As an indication of the increasing importance of liquefied gas to Shell, the company said that Maarten Wetselaar, who will head the new Integrated Gas unit, will join Shell’s executive committee, its top management rung. Shell has invested heavily in L.N.G. in recent years — about a third of its overall $200 billion in invested capital, including a process called gas-to-liquids that converts natural gas into fuels like diesel and jet fuel.

Shell calculates that countries in Asia and other emerging markets will increasingly turn to gas, which burns cleaner than coal, as a fuel for generating power and for other uses.
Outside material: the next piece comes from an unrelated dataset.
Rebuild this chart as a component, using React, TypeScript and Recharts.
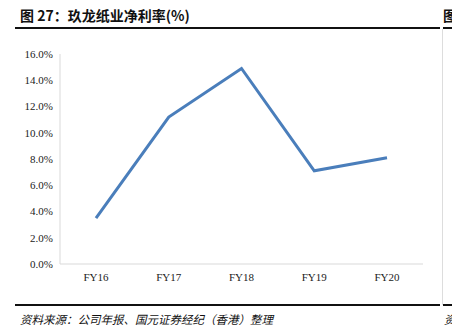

It is also betting that L.N.G., because it is not dependent on pipelines, will increasingly find markets in locales that have not traditionally burned natural gas.

Shell has been criticized for making a big acquisition at a time of low oil prices, but the company is portraying BG as an opportunity to cut and streamline its own portfolio.

Shell said that having studied BG, it had increased its estimates of the savings it would gain from the takeover. Shell said it now expected to gain $3.5 billion in cost savings through job cuts, procurement savings and other operational efficiencies.

Because BG holds undeveloped oil and gas properties in Brazil, East Africa and other areas, Shell, which has had lackluster exploration results, also says it can make large reductions in drilling and other exploration expenses. Previously Shell had put the overall gains from BG around $2.5 billion.

Shell also said on Tuesday that it planned to sell $30 billion in assets from 2016 to 2018, as it sheds the less competitive properties at both companies.

Shell is struggling to cope with the impact of lower oil and gas prices. Last week, the company reported a loss of $7.4 billion for the third quarter. The company took $7.9 billion in write-offs for operations including its recently halted exploration venture off Alaska and a Canadian heavy-oil project that it recently canceled.

“Low oil prices are driving significant changes in our industry; I am determined that Shell will be at the forefront of that and emerge as a more focused and more competitive company,” Ben van Beurden, Shell’s chief executive, said on a conference call with reporters on Tuesday.